Published On: Thu, Nov 23rd, 2017

Germany must NOT be Europe's political dwarf: Merkel warned MACRON will rise up to lead EU


Leader of Merkel’s conservatives in the Bundestag, Volker Kauder called upon the Chancellor to provide leadership in Europe and that Germany must be a “bastion of stability.”

Kauder said Germany needed a government to provide leadership in Europe.

“Europe is waiting for a Germany capable of acting so that it can finally respond to the questions raised by French President (Emmanuel) Macron. The economically strongest country in Europe cannot show itself as a political dwarf,” he said.

Kauder was referring to Macron’s call for fiscal reforms to strengthen the euro zone and spoke of him as a rising power within Europe.

Germany is facing the worst political crisis of its modern history after Merkel’s efforts to forge a three-way coalition with the pro-business Free Democrats (FDP) and Greens collapsed last weekend, raising fears across Europe of a prolonged leadership vacuum in the continent’s economic powerhouse.

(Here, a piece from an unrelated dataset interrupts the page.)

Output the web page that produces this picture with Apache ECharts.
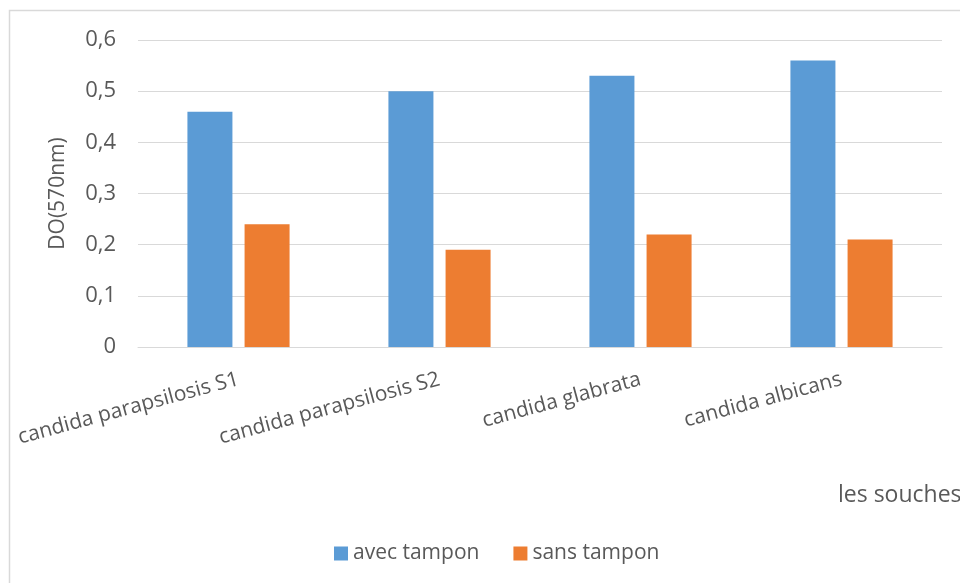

Germany, the world’s fourth largest economy, has long been a bastion of stability in the EU, and officials in Brussels and Paris fear months of political uncertainty could harm plans to reform euro zone governance and EU defence and asylum policies.

Merkel, who remains acting chancellor until a government is agreed, has said she would prefer to work with the SPD, but if that option fails, she would favour new elections over an unstable minority government.

Another election would also provide no speedy resolution of the crisis. Under Germany’s constitition, the president could call another election only after Merkel had lost several votes in the Bundestag – a process that could take several months.

The SPD has governed in coalition under Merkel since 2013 but said it wanted to go into opposition after suffering its worst result of the postwar period in the Sept. 24 election.

The news comes as a survey revealed the majority of Germans did not want Merkel to run as a candidate for Chancellor again.

While Mrs Merkel said yesterday she wanted to stand again in any new snap election the German people appear to be turned off by the prospect.

Of those polled, 54 per cent said she should not run for office, according to the polling institute Civey for t-online.de.

Only 38.5 percent of Germans would welcome a renewed candidacy of the chancellor.

Speaking to ZDF television on Thursday, SPD deputy leader Karl Lauterbach said his party might have to rethink its opposition to another “grand coalition”, but added he was still sceptical about joining one led by Merkel.

SPD lawmaker Johannes Kahrs, spokesman for a conservative wing in the party, urged Schulz to keep an open mind in his talks with the president.

“One should not rule anything out, and at the end it’s all about policy,” Kahrs told ntv television.

The SPD supports Macron’s proposal to create a fiscal capacity in the euro zone to protect members of the single currency bloc against external shocks.

If the SPD changes tack about a “grand coalition”, however, the leader of Merkel’s sister Bavarian party, the Christian Social Union (CSU) said on Thursday it should not expect the conservatives to grant any significant concessions.

“We can’t be blackmailed,” said Horst Seehofer, who faces a decision later on Thursday on whether he remains as CSU leader.

“We have a tight cooperation between (Merkel’s) Christian Democatic Union and the CSU. We have clear positions on substance that cannot be reversed,” Seehofer told reporters.